Lavender Bay is a harbourside suburb on the lower North Shore of Sydney, New South Wales, Australia. Lavender Bay is located 3 kilometres north of the Sydney central business district, in the local government area of North Sydney Council.

The suburb takes its name from Lavender Bay, a natural feature of Port Jackson (Sydney Harbour) immediately west of the Sydney Harbour Bridge. It lies between Milsons Point and McMahons Point.  The suburb North Sydney is located, to the north. Lavender Bay is a residential suburb with expansive views of Sydney Harbour.

History

Lavender Bay was named after the Boatswain (bosun), George Lavender, from the prison hulk "Phoenix", which was moored there for many years. The bay is dual-named Gooweebahree, (also sometimes written as Quiberee) in the Dharug language of the local inhabitants, the Cammeraygal people of the Eora nation. The colonists also called it Hulk Bay and sometimes Phoenix Bay. George Lavender lived on  adjacent to the property of Billy Blue.
On 30 May 1915 Lavender Bay railway station was opened to take the place of Milsons Point railway station. This only lasted for seven weeks, as passengers refused to alight here and demanded that trains stop at Milsons Point.   During the harbour bridge construction, Lavender Bay Station was the terminus for the North Shore Line.  The area is now railway storage sidings.

Heritage listings
Lavender Bay has a number of heritage-listed sites, including:
 1 Walker Street: Brett Whiteley House

Population
In the 2016 Census, there were 941 people in Lavender Bay. 57.2% of people were born in Australia and 76.1% of people spoke only English at home. The most common responses for religion were No Religion 33.4% and Catholic 26.4%.

Landmarks
 A wharf is located in the bay which provides access to private vessels.
 The Lavender Bay Baths (1910), also known as Cavill's Baths, a tidal swimming pool, were once popular with swimmers, located in the area beside the ferry wharf.
 Wendy Whiteley created a garden adjacent to her home, in the area between Clark Park and the old railway line.

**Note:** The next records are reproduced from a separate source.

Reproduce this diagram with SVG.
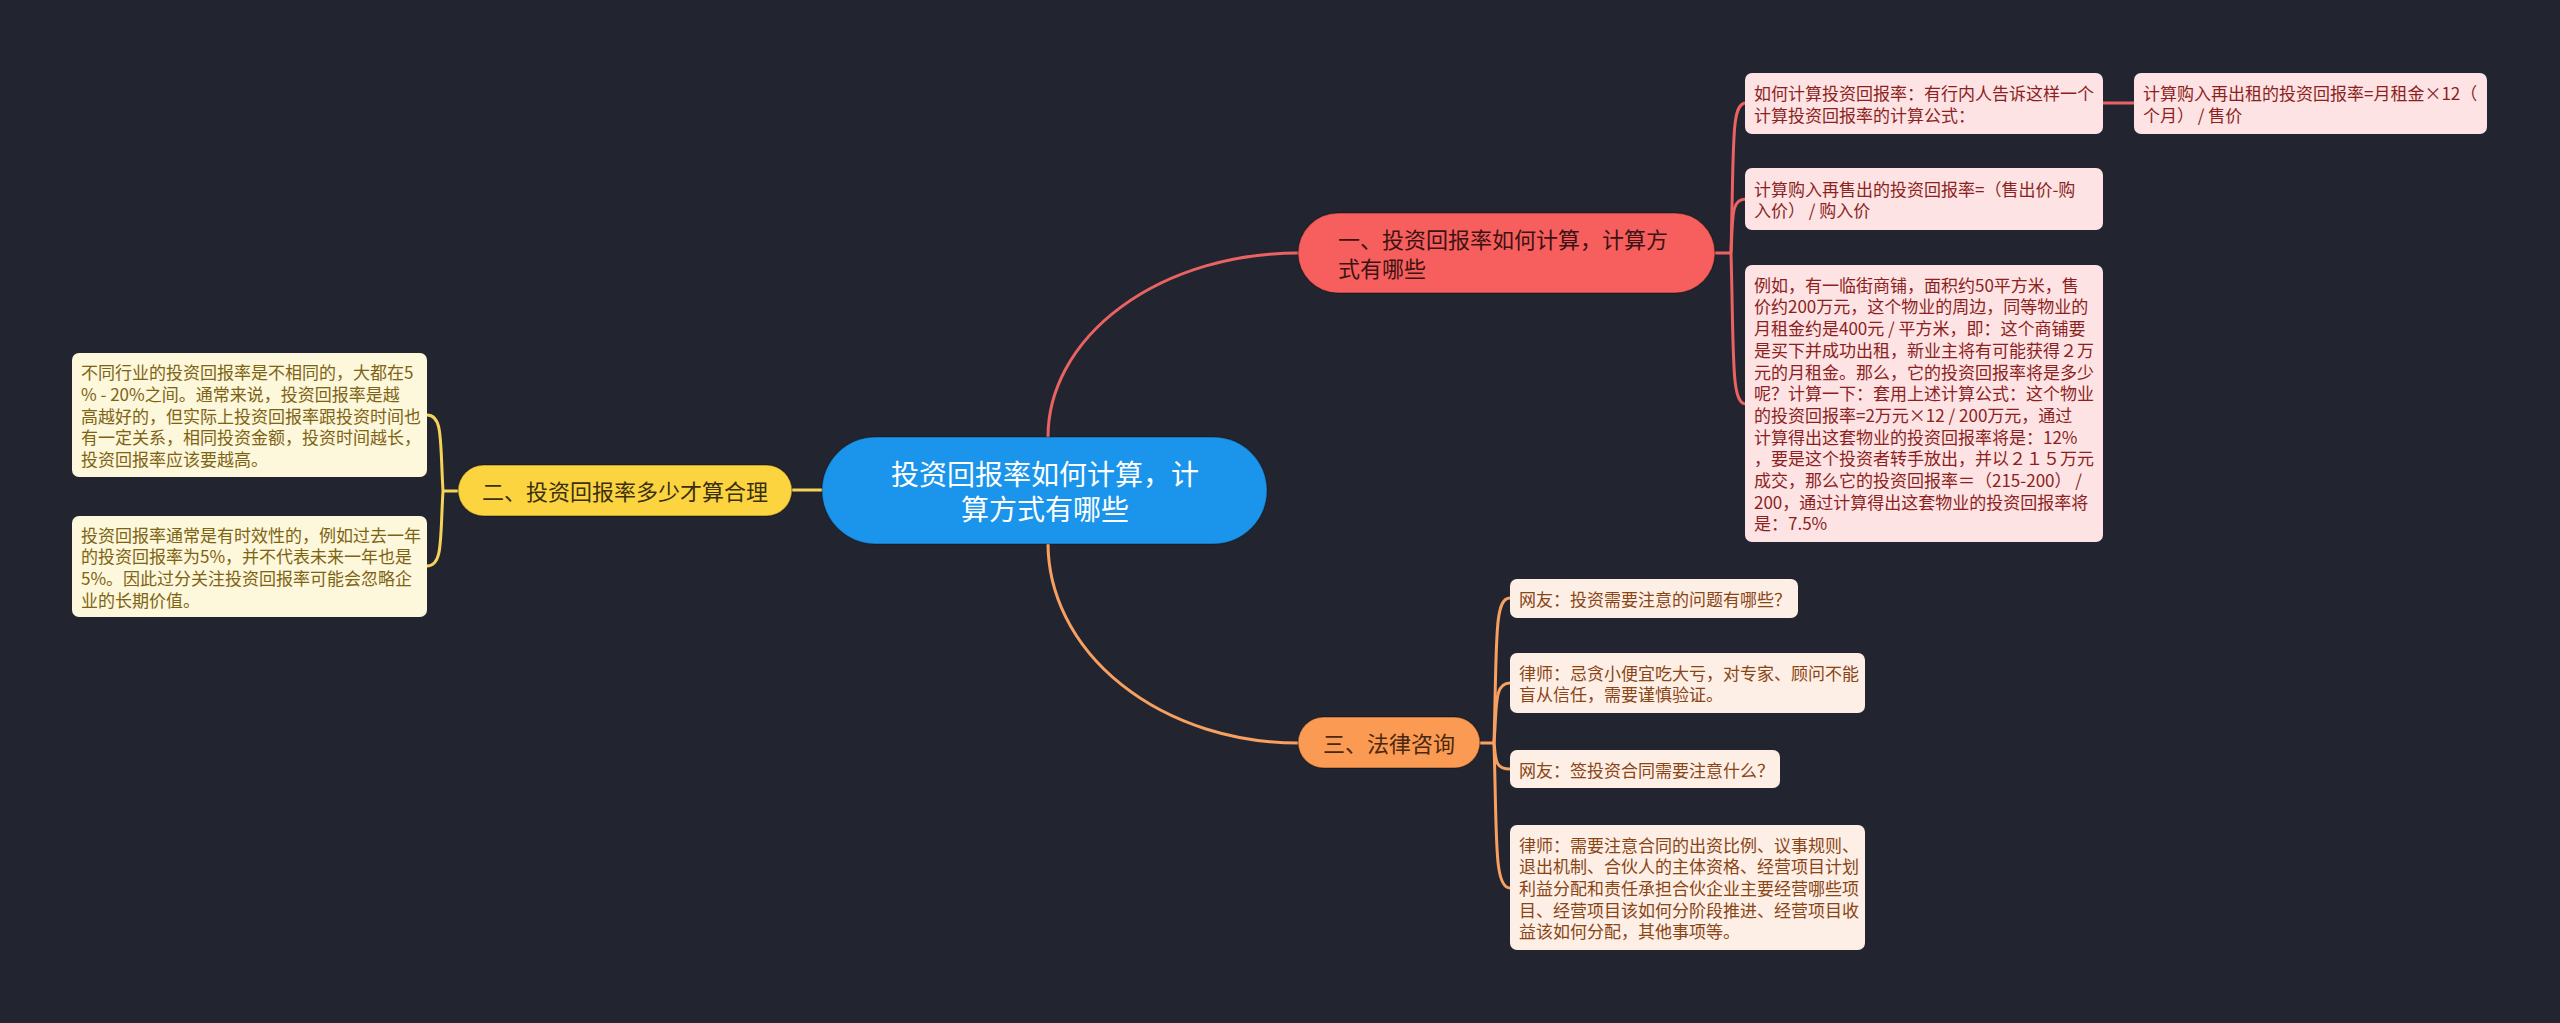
<svg xmlns="http://www.w3.org/2000/svg" width="2560" height="1023" viewBox="0 0 2560 1023">
<style>
text{font-family:"Noto Sans CJK SC","Noto Sans",sans-serif;dominant-baseline:central}
.leaf{font-size:17px}
.lr rect{fill:#fde3e3}
.lr text{fill:#8c1f1f}
.ly rect{fill:#fdf7dc}
.ly text{fill:#7d6413}
.lo rect{fill:#fdefe5}
.lo text{fill:#8a4516}
.mt{font-size:22px}
.cr{fill:none;stroke:#ea6262;stroke-width:3}
.cy{fill:none;stroke:#f5d25a;stroke-width:3}
.co{fill:none;stroke:#f8a060;stroke-width:3}
</style>
<rect x="0" y="0" width="2560" height="1023" fill="#222530"/>
<g id="connectors">
<path class="cr" d="M1048,437 A250,184 0 0 1 1298,253"/>
<path class="co" d="M1048,543 A250,200 0 0 0 1298,743"/>
<path class="cy" d="M792,490 L823,490"/>
<path class="cr" d="M1715,253 L1731,253"/>
<path class="cr" d="M1731,253 C1734,140 1731,103 1746,103"/>
<path class="cr" d="M1731,253 C1733,215 1731,199 1746,199"/>
<path class="cr" d="M1731,253 C1734,360 1731,404 1746,404"/>
<path class="cr" d="M2103,103 L2134,103"/>
<path class="cy" d="M458,491 L443,491"/>
<path class="cy" d="M443,491 C440,440 443,415 427,415"/>
<path class="cy" d="M443,491 C440,540 443,566 427,566"/>
<path class="co" d="M1480,743 L1494,743"/>
<path class="co" d="M1494,743 C1497,640 1494,598 1510,598"/>
<path class="co" d="M1494,743 C1497,705 1494,683 1510,683"/>
<path class="co" d="M1494,743 C1496,758 1494,769 1510,769"/>
<path class="co" d="M1494,743 C1497,840 1494,888 1510,888"/>
</g>
<g id="center">
<rect x="822" y="437" width="445" height="107" rx="53.5" fill="#1b95eb" stroke="rgba(0,0,0,0.25)" stroke-width="1.5"/>
<text x="1045" y="473" font-size="28" fill="#ffffff" text-anchor="middle">投资回报率如何计算，计</text>
<text x="1045" y="508" font-size="28" fill="#ffffff" text-anchor="middle">算方式有哪些</text>
</g>
<g id="node1">
<rect x="1298" y="213" width="417" height="80" rx="40" fill="#f65f5d" stroke="rgba(0,0,0,0.3)" stroke-width="1.5"/>
<text class="mt" x="1338" y="238" fill="#3d1212">一、投资回报率如何计算，计算方</text>
<text class="mt" x="1338" y="267" fill="#3d1212">式有哪些</text>
</g>
<g id="node2">
<rect x="458" y="465" width="334" height="51" rx="25.5" fill="#fcd440" stroke="rgba(0,0,0,0.3)" stroke-width="1.5"/>
<text class="mt" x="625" y="490" fill="#3a3010" text-anchor="middle">二、投资回报率多少才算合理</text>
</g>
<g id="node3">
<rect x="1298" y="717" width="182" height="51" rx="25.5" fill="#fb9a52" stroke="rgba(0,0,0,0.3)" stroke-width="1.5"/>
<text class="mt" x="1389" y="742" fill="#4a2810" text-anchor="middle">三、法律咨询</text>
</g>
<g id="leaf1" class="leaf lr">
<rect x="1745" y="73" width="358" height="61" rx="7"/>
<text x="1754" y="92.6">如何计算投资回报率：有行内人告诉这样一个</text>
<text x="1754" y="114.3">计算投资回报率的计算公式：</text>
</g>
<g id="leaf1a" class="leaf lr">
<rect x="2134" y="73" width="353" height="61" rx="7"/>
<text x="2143" y="92.6">计算购入再出租的投资回报率=月租金×12（</text>
<text x="2143" y="114.3">个月） / 售价</text>
</g>
<g id="leaf2" class="leaf lr">
<rect x="1745" y="168" width="358" height="62" rx="7"/>
<text x="1754" y="188.2">计算购入再售出的投资回报率=（售出价-购</text>
<text x="1754" y="209.8">入价） / 购入价</text>
</g>
<g id="leaf3" class="leaf lr">
<rect x="1745" y="265" width="358" height="277" rx="7"/>
<text x="1754" y="284.2">例如，有一临街商铺，面积约50平方米，售</text>
<text x="1754" y="305.9">价约200万元，这个物业的周边，同等物业的</text>
<text x="1754" y="327.6">月租金约是400元 / 平方米，即：这个商铺要</text>
<text x="1754" y="349.3">是买下并成功出租，新业主将有可能获得２万</text>
<text x="1754" y="371.0">元的月租金。那么，它的投资回报率将是多少</text>
<text x="1754" y="392.7">呢？计算一下：套用上述计算公式：这个物业</text>
<text x="1754" y="414.4">的投资回报率=2万元×12 / 200万元，通过</text>
<text x="1754" y="436.1">计算得出这套物业的投资回报率将是：12%</text>
<text x="1754" y="457.8">，要是这个投资者转手放出，并以２１５万元</text>
<text x="1754" y="479.5">成交，那么它的投资回报率＝（215-200） /</text>
<text x="1754" y="501.2">200，通过计算得出这套物业的投资回报率将</text>
<text x="1754" y="522.9">是：7.5%</text>
</g>
<g id="leaf4" class="leaf ly">
<rect x="72" y="353" width="355" height="124" rx="7"/>
<text x="81" y="371.6">不同行业的投资回报率是不相同的，大都在5</text>
<text x="81" y="393.3">% - 20%之间。通常来说，投资回报率是越</text>
<text x="81" y="415.0">高越好的，但实际上投资回报率跟投资时间也</text>
<text x="81" y="436.7">有一定关系，相同投资金额，投资时间越长，</text>
<text x="81" y="458.4">投资回报率应该要越高。</text>
</g>
<g id="leaf5" class="leaf ly">
<rect x="72" y="516" width="355" height="101" rx="7"/>
<text x="81" y="534">投资回报率通常是有时效性的，例如过去一年</text>
<text x="81" y="555.7">的投资回报率为5%，并不代表未来一年也是</text>
<text x="81" y="577.4">5%。因此过分关注投资回报率可能会忽略企</text>
<text x="81" y="599.1">业的长期价值。</text>
</g>
<g id="leaf6" class="leaf lo">
<rect x="1510" y="579" width="288" height="39" rx="7"/>
<text x="1519" y="598.5">网友：投资需要注意的问题有哪些？</text>
</g>
<g id="leaf7" class="leaf lo">
<rect x="1510" y="653" width="355" height="60" rx="7"/>
<text x="1519" y="672.2">律师：忌贪小便宜吃大亏，对专家、顾问不能</text>
<text x="1519" y="693.8">盲从信任，需要谨慎验证。</text>
</g>
<g id="leaf8" class="leaf lo">
<rect x="1510" y="750" width="270" height="38" rx="7"/>
<text x="1519" y="769">网友：签投资合同需要注意什么？</text>
</g>
<g id="leaf9" class="leaf lo">
<rect x="1510" y="825" width="355" height="125" rx="7"/>
<text x="1519" y="844.1">律师：需要注意合同的出资比例、议事规则、</text>
<text x="1519" y="865.8">退出机制、合伙人的主体资格、经营项目计划</text>
<text x="1519" y="887.5">利益分配和责任承担合伙企业主要经营哪些项</text>
<text x="1519" y="909.2">目、经营项目该如何分阶段推进、经营项目收</text>
<text x="1519" y="930.9">益该如何分配，其他事项等。</text>
</g>
</svg>
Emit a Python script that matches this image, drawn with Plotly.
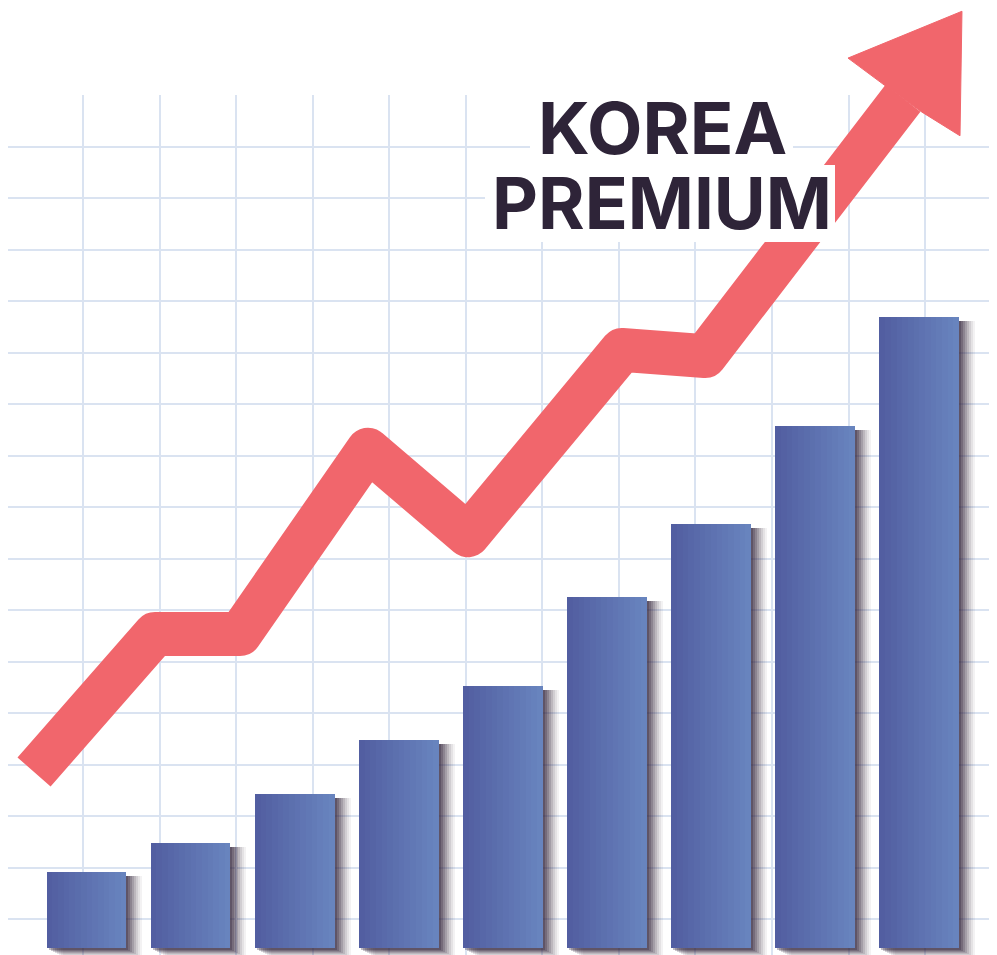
import plotly.graph_objects as go

# ---- data ----
bar_index = [0, 1, 2, 3, 4, 5, 6, 7, 8]
bar_values = [1.48, 2.04, 2.99, 4.04, 5.09, 6.82, 8.24, 10.14, 12.26]

trend_x = [-0.504, 0.658, 1.475, 2.704, 3.665, 5.144, 5.941, 7.843]
trend_y = [3.42, 6.10, 6.10, 9.68, 8.02, 11.62, 11.50, 16.51]

head_x = [7.661, 7.315, 8.410, 8.391, 8.026]
head_y = [16.77, 17.29, 18.20, 15.78, 16.24]

title_lines = ["KOREA", "PREMIUM"]

# ---- geometry / style ----
OFF = 8                      # page body margin
W, H = 997 - OFF, 955 - OFF
PX_X = 1 / 104.1             # index units per pixel
PX_Y = 1 / 51.47             # value units per pixel
BAR_W = 0.765
ARROW = "#F1666C"
TEXT = "#2E2438"
GRID = "#DAE3F1"


def px(xr):
    return (xr - OFF) / W


def py(yr):
    return 1 - (yr - OFF) / H


fig = go.Figure()

# dummy trace so the grid subplot is drawn
fig.add_trace(go.Scatter(x=[500], y=[500], mode="markers", marker=dict(opacity=0),
                         xaxis="x", yaxis="y", hoverinfo="skip", showlegend=False))

# soft shadow layers (behind bars)
shadow = [(16, 9, 0.06), (14, 8, 0.08), (12, 7, 0.10), (10, 6, 0.13),
          (8, 5, 0.16), (6, 4, 0.20), (4, 3, 0.25), (2, 2, 0.30)]
for dx, db, a in shadow:
    fig.add_trace(go.Bar(
        x=bar_index, y=[v + db * PX_Y - 4 * PX_Y for v in bar_values],
        base=[-db * PX_Y] * len(bar_values),
        width=BAR_W, offset=-BAR_W / 2 + dx * PX_X,
        marker=dict(color=f"rgba(46,32,56,{a})", line=dict(width=0)),
        xaxis="x2", yaxis="y2", hoverinfo="skip", showlegend=False))

# gradient bars made of vertical stripes
N = 14
c0 = (0x52, 0x5E, 0xA1)
c1 = (0x68, 0x84, 0xBE)
for k in range(N):
    t = k / (N - 1)
    col = tuple(round(c0[i] + (c1[i] - c0[i]) * t) for i in range(3))
    sw = BAR_W / N
    w = sw * 1.25 if k < N - 1 else sw
    fig.add_trace(go.Bar(
        x=bar_index, y=bar_values,
        width=w, offset=-BAR_W / 2 + k * sw,
        marker=dict(color="rgb(%d,%d,%d)" % col, line=dict(width=0)),
        xaxis="x2", yaxis="y2", hoverinfo="skip", showlegend=False))

# trend arrow shaft
fig.add_trace(go.Scatter(
    x=trend_x, y=trend_y, mode="lines",
    line=dict(color=ARROW, width=44),
    xaxis="x2", yaxis="y2", hoverinfo="skip", showlegend=False))
# arrow head
fig.add_trace(go.Scatter(
    x=head_x + [head_x[0]], y=head_y + [head_y[0]], mode="lines",
    fill="toself", fillcolor=ARROW, line=dict(color=ARROW, width=1),
    xaxis="x2", yaxis="y2", hoverinfo="skip", showlegend=False))

# white boxes behind the title
fig.add_shape(type="rect", xref="paper", yref="paper", layer="above",
              x0=px(530), x1=px(793), y0=py(166), y1=py(86),
              fillcolor="white", line=dict(width=0))
fig.add_shape(type="rect", xref="paper", yref="paper", layer="above",
              x0=px(485), x1=px(835), y0=py(242), y1=py(165),
              fillcolor="white", line=dict(width=0))

# title text
fig.add_annotation(text=title_lines[0], xref="paper", yref="paper",
                   x=px(662), y=py(127), xanchor="center", yanchor="middle",
                   showarrow=False,
                   font=dict(family="Inter", size=72, color=TEXT, weight=700))
fig.add_annotation(text=title_lines[1], xref="paper", yref="paper",
                   x=px(661.5), y=py(202.5), xanchor="center", yanchor="middle",
                   showarrow=False,
                   font=dict(family="Inter", size=71, color=TEXT, weight=700))

axis_off = dict(showticklabels=False, ticks="", zeroline=False, showline=False)
fig.update_layout(
    width=W, height=H, margin=dict(l=0, r=0, t=0, b=0),
    paper_bgcolor="white", plot_bgcolor="rgba(0,0,0,0)",
    barmode="overlay", bargap=0,
    xaxis=dict(domain=[0, 1], range=[OFF, 997], tick0=83, dtick=76.55,
               showgrid=True, gridcolor=GRID, gridwidth=2, fixedrange=True, **axis_off),
    yaxis=dict(domain=[0, py(95)], range=[955, 95], tick0=147, dtick=51.47,
               showgrid=True, gridcolor=GRID, gridwidth=2, fixedrange=True, **axis_off),
    xaxis2=dict(domain=[0, 1], range=[(OFF - 86.5) * PX_X, (997 - 86.5) * PX_X], anchor="y2",
                showgrid=False, fixedrange=True, **axis_off),
    yaxis2=dict(domain=[0, 1], range=[(948 - 955) * PX_Y, (948 - OFF) * PX_Y], anchor="x2",
                showgrid=False, fixedrange=True, **axis_off),
)

fig.write_html(
    "out.html",
    post_script="document.querySelectorAll('path.js-line').forEach(function(p){p.style.strokeLinejoin='round';});",
)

It is sometimes known as Wendy's Secret Garden, and is open to the public.

Churches
 Christ Church, Lavender Bay, a Lower North Shore landmark.
 The Jesuit Church of St Francis Xavier was founded in 1856 and is now part of North Sydney Parish.

Notable residents
 Sir Donald Bradman lived in the harbourfront Bay View Street, and was one of the first few Australians to get a private telephone number while living in Bay View Street.
Artist Norman Lindsay lived at 'Heidelberg' at 9 Bay View Street; another artist, John Firth-Smith, occupied this same house many decades later.
 Artist Brett Whiteley lived in a house overlooking the Bay with his wife Wendy Whiteley; Wendy continued to live there . In 2018 the NSW Government granted heritage status to the Whiteleys' house, its views of Sydney Harbour, and Wendy's remarkable Secret Garden in recognition of the significance of the place to the history of Australian art.